Reproduce, word for word, every line from the first one down to the line containing "import * as", and nothing else.

### MATERIAL PROVIDED:
▶
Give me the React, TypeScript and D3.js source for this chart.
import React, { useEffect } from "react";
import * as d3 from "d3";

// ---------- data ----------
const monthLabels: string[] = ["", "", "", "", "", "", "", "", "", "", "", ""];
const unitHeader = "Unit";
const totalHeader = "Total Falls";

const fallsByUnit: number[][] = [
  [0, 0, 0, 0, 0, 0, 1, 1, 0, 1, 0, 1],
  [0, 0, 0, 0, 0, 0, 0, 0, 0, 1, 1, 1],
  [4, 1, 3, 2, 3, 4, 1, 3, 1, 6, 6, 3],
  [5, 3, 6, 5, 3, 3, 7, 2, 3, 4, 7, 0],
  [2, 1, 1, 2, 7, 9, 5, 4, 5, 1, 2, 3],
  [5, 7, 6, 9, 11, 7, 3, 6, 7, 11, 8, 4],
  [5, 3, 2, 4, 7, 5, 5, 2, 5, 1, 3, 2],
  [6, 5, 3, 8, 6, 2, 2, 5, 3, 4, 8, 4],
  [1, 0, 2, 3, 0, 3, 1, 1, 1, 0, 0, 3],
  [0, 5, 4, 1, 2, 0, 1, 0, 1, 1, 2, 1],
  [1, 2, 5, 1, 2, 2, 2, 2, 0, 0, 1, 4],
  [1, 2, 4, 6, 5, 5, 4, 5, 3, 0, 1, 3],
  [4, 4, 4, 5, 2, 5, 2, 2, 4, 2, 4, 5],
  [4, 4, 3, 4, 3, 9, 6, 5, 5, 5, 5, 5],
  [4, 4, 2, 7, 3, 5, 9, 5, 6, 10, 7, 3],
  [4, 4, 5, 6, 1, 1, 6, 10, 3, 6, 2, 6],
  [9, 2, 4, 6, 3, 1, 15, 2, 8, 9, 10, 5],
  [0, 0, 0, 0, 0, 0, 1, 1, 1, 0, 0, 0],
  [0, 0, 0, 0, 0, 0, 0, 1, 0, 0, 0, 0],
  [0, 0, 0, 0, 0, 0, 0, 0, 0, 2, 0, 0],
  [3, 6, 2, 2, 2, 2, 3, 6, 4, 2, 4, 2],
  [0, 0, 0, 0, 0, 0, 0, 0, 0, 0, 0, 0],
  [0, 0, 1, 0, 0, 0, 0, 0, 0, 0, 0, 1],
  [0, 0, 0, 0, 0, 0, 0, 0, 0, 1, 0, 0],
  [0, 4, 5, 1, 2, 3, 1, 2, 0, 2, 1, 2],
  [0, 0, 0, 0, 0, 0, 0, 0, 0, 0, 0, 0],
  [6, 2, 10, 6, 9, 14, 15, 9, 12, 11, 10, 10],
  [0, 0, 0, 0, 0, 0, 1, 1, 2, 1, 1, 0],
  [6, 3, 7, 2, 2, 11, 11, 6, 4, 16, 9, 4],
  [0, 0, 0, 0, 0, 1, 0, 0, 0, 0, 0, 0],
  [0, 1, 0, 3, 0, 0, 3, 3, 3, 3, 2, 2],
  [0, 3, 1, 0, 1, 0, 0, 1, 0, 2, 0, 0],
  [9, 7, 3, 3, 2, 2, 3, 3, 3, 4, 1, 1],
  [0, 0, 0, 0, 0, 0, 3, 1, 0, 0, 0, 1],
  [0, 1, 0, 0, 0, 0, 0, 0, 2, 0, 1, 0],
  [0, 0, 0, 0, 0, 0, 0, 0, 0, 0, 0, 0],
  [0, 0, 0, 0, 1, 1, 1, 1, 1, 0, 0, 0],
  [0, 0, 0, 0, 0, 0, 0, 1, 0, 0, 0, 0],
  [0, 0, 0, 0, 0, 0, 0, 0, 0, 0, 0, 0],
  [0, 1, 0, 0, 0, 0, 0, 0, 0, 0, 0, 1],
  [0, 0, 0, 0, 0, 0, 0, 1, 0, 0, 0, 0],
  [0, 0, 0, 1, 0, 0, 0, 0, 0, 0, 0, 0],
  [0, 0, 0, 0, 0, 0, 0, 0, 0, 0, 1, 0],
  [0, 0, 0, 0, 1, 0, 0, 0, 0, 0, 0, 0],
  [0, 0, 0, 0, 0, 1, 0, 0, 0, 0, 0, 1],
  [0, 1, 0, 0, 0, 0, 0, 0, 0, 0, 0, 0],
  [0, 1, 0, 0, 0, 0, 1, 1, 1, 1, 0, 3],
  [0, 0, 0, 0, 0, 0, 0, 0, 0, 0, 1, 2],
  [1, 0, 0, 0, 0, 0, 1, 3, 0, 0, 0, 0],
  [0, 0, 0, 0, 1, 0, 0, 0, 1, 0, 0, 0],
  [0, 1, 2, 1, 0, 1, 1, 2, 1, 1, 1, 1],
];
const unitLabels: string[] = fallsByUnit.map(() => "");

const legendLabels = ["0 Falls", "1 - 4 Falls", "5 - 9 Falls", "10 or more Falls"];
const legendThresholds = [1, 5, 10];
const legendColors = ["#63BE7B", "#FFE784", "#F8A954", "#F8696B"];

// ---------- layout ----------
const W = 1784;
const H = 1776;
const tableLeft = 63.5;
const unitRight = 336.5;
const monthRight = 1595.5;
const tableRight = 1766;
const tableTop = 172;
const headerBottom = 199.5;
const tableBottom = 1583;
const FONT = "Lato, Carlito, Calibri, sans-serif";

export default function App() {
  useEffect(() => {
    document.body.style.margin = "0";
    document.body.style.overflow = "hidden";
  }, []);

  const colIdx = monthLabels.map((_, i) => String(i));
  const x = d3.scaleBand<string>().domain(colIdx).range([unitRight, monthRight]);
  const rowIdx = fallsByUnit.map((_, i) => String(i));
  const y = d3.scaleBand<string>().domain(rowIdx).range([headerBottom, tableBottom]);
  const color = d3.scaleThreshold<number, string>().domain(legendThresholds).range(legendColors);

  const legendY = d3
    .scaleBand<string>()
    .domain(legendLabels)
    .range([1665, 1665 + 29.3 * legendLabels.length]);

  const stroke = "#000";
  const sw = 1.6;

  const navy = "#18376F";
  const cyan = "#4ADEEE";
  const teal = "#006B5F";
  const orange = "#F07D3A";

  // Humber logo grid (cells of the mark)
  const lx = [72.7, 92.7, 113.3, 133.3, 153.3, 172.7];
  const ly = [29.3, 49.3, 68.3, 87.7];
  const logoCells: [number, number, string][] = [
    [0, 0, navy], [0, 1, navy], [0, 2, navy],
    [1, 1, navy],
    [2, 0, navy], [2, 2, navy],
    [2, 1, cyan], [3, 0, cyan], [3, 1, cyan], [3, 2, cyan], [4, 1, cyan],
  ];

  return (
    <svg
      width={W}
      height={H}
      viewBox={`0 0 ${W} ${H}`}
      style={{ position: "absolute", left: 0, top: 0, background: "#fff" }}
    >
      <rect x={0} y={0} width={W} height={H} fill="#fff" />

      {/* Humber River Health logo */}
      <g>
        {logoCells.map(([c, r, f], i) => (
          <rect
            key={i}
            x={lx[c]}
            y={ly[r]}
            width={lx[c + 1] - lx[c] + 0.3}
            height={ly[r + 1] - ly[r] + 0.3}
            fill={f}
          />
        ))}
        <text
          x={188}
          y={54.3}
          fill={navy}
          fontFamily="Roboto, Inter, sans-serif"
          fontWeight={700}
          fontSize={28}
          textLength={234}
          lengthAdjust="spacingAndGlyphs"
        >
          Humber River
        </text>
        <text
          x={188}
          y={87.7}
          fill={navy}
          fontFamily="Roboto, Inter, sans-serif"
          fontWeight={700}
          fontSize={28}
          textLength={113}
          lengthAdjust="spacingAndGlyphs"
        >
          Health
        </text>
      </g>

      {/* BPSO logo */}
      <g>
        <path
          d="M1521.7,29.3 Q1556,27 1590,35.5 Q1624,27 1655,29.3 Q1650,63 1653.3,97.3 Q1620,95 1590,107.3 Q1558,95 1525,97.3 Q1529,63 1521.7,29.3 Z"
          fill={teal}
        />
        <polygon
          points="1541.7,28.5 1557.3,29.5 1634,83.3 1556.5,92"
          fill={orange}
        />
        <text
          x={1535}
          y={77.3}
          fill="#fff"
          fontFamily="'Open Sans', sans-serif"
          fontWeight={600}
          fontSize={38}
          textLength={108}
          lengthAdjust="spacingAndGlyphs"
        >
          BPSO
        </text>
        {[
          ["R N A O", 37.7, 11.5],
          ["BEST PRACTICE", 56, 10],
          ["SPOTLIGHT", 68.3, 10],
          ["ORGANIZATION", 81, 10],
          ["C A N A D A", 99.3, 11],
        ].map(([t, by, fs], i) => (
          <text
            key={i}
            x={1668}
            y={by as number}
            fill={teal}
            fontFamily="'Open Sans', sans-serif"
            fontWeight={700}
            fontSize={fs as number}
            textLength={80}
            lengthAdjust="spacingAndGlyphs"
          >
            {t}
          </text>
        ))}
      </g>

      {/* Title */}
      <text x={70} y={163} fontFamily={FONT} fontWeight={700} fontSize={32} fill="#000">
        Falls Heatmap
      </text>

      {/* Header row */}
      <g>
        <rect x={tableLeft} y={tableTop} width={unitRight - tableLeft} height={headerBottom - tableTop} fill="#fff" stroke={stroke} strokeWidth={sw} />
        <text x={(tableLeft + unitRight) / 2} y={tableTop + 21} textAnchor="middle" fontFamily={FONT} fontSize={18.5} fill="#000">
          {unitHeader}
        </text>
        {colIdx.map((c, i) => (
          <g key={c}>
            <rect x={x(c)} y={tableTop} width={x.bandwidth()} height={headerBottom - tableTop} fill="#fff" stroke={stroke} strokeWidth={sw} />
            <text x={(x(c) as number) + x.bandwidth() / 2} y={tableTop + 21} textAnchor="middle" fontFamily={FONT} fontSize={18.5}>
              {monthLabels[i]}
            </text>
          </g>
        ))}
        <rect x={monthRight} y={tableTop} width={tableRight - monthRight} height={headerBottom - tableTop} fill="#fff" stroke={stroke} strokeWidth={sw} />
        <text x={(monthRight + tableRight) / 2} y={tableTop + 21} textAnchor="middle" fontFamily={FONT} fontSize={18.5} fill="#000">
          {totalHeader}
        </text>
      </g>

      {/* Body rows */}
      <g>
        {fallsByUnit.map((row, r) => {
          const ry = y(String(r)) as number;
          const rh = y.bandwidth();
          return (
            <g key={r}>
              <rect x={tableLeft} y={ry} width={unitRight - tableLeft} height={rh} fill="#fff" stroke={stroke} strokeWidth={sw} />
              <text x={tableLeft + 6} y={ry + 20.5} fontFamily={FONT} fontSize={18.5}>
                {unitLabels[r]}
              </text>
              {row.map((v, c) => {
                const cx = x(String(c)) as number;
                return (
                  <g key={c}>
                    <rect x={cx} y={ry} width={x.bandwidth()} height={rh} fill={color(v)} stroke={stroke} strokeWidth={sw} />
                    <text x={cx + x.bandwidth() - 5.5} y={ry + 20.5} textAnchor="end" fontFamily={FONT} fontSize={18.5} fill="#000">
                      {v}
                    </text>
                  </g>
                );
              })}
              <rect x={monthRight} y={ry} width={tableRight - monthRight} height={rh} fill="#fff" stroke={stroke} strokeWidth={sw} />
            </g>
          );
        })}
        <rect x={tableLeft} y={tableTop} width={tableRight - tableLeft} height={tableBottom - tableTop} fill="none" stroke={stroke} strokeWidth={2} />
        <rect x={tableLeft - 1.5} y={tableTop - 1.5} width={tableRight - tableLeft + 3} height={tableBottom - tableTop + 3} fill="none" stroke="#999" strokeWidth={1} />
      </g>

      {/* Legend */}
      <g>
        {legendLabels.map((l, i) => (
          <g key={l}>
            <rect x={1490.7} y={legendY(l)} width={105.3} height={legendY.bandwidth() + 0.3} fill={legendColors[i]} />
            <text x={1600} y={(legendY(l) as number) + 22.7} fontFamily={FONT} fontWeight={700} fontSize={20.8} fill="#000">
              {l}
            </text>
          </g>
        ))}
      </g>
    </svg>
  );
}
◀
### PROBLEM SOLUTION:
Give me the React, TypeScript and D3.js source for this chart.
import React, { useEffect } from "react";
import * as d3 from "d3";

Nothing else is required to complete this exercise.